_EXERCISE:_
Output the data below in full, character for character.

-*-*-

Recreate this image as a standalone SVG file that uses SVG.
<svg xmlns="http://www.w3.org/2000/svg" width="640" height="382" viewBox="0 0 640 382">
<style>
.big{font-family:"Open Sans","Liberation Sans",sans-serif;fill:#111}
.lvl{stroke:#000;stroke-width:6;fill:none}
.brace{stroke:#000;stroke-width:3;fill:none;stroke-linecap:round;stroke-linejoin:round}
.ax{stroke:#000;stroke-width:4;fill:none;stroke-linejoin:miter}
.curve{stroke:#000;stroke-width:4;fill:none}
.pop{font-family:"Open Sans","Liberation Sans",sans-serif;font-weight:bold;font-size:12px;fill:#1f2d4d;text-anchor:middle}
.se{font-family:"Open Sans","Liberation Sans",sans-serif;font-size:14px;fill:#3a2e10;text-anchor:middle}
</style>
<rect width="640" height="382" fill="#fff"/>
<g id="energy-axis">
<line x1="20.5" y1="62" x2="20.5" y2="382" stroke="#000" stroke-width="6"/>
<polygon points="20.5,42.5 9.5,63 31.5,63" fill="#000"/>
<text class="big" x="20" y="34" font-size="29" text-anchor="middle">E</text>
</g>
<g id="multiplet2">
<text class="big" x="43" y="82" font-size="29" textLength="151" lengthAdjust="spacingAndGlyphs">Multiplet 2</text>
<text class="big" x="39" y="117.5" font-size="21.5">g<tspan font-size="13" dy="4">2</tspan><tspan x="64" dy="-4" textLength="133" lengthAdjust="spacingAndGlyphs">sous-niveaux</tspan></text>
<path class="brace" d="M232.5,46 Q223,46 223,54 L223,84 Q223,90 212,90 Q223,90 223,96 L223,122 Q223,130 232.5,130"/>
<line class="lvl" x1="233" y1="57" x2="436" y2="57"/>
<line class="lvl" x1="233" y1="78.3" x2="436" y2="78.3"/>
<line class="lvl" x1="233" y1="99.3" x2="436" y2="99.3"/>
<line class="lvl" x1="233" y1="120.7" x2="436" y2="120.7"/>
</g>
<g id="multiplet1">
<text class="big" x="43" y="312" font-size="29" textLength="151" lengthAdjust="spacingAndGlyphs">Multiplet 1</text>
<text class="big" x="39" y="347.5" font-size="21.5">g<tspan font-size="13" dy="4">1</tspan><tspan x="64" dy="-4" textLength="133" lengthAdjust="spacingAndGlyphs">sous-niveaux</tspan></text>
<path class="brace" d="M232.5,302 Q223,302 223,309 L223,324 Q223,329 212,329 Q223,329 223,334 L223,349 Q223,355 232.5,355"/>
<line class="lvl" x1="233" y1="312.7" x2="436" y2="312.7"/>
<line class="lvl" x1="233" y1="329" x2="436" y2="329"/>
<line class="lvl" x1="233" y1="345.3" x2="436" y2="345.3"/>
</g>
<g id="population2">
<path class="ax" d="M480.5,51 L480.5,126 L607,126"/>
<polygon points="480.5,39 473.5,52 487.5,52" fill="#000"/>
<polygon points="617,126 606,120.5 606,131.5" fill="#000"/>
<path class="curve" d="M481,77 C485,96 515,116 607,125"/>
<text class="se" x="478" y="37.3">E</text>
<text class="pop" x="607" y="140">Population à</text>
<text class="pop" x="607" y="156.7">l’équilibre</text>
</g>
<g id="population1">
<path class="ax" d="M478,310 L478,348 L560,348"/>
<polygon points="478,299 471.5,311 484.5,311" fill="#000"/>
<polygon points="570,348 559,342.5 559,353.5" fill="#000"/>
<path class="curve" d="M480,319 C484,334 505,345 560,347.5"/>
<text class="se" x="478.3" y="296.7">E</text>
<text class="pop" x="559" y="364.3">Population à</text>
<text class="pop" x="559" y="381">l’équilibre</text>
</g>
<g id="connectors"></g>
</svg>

-*-*-

_ANSWER IN FULL:_
Recreate this image as a standalone SVG file that uses SVG.
<svg xmlns="http://www.w3.org/2000/svg" width="640" height="382" viewBox="0 0 640 382">
<style>
.big{font-family:"Open Sans","Liberation Sans",sans-serif;fill:#111}
.lvl{stroke:#000;stroke-width:6;fill:none}
.brace{stroke:#000;stroke-width:3;fill:none;stroke-linecap:round;stroke-linejoin:round}
.ax{stroke:#000;stroke-width:4;fill:none;stroke-linejoin:miter}
.curve{stroke:#000;stroke-width:4;fill:none}
.pop{font-family:"Open Sans","Liberation Sans",sans-serif;font-weight:bold;font-size:12px;fill:#1f2d4d;text-anchor:middle}
.se{font-family:"Open Sans","Liberation Sans",sans-serif;font-size:14px;fill:#3a2e10;text-anchor:middle}
</style>
<rect width="640" height="382" fill="#fff"/>
<g id="energy-axis">
<line x1="20.5" y1="62" x2="20.5" y2="382" stroke="#000" stroke-width="6"/>
<polygon points="20.5,42.5 9.5,63 31.5,63" fill="#000"/>
<text class="big" x="20" y="34" font-size="29" text-anchor="middle">E</text>
</g>
<g id="multiplet2">
<text class="big" x="43" y="82" font-size="29" textLength="151" lengthAdjust="spacingAndGlyphs">Multiplet 2</text>
<text class="big" x="39" y="117.5" font-size="21.5">g<tspan font-size="13" dy="4">2</tspan><tspan x="64" dy="-4" textLength="133" lengthAdjust="spacingAndGlyphs">sous-niveaux</tspan></text>
<path class="brace" d="M232.5,46 Q223,46 223,54 L223,84 Q223,90 212,90 Q223,90 223,96 L223,122 Q223,130 232.5,130"/>
<line class="lvl" x1="233" y1="57" x2="436" y2="57"/>
<line class="lvl" x1="233" y1="78.3" x2="436" y2="78.3"/>
<line class="lvl" x1="233" y1="99.3" x2="436" y2="99.3"/>
<line class="lvl" x1="233" y1="120.7" x2="436" y2="120.7"/>
</g>
<g id="multiplet1">
<text class="big" x="43" y="312" font-size="29" textLength="151" lengthAdjust="spacingAndGlyphs">Multiplet 1</text>
<text class="big" x="39" y="347.5" font-size="21.5">g<tspan font-size="13" dy="4">1</tspan><tspan x="64" dy="-4" textLength="133" lengthAdjust="spacingAndGlyphs">sous-niveaux</tspan></text>
<path class="brace" d="M232.5,302 Q223,302 223,309 L223,324 Q223,329 212,329 Q223,329 223,334 L223,349 Q223,355 232.5,355"/>
<line class="lvl" x1="233" y1="312.7" x2="436" y2="312.7"/>
<line class="lvl" x1="233" y1="329" x2="436" y2="329"/>
<line class="lvl" x1="233" y1="345.3" x2="436" y2="345.3"/>
</g>
<g id="population2">
<path class="ax" d="M480.5,51 L480.5,126 L607,126"/>
<polygon points="480.5,39 473.5,52 487.5,52" fill="#000"/>
<polygon points="617,126 606,120.5 606,131.5" fill="#000"/>
<path class="curve" d="M481,77 C485,96 515,116 607,125"/>
<text class="se" x="478" y="37.3">E</text>
<text class="pop" x="607" y="140">Population à</text>
<text class="pop" x="607" y="156.7">l’équilibre</text>
</g>
<g id="population1">
<path class="ax" d="M478,310 L478,348 L560,348"/>
<polygon points="478,299 471.5,311 484.5,311" fill="#000"/>
<polygon points="570,348 559,342.5 559,353.5" fill="#000"/>
<path class="curve" d="M480,319 C484,334 505,345 560,347.5"/>
<text class="se" x="478.3" y="296.7">E</text>
<text class="pop" x="559" y="364.3">Population à</text>
<text class="pop" x="559" y="381">l’équilibre</text>
</g>
<g id="connectors"></g>
</svg>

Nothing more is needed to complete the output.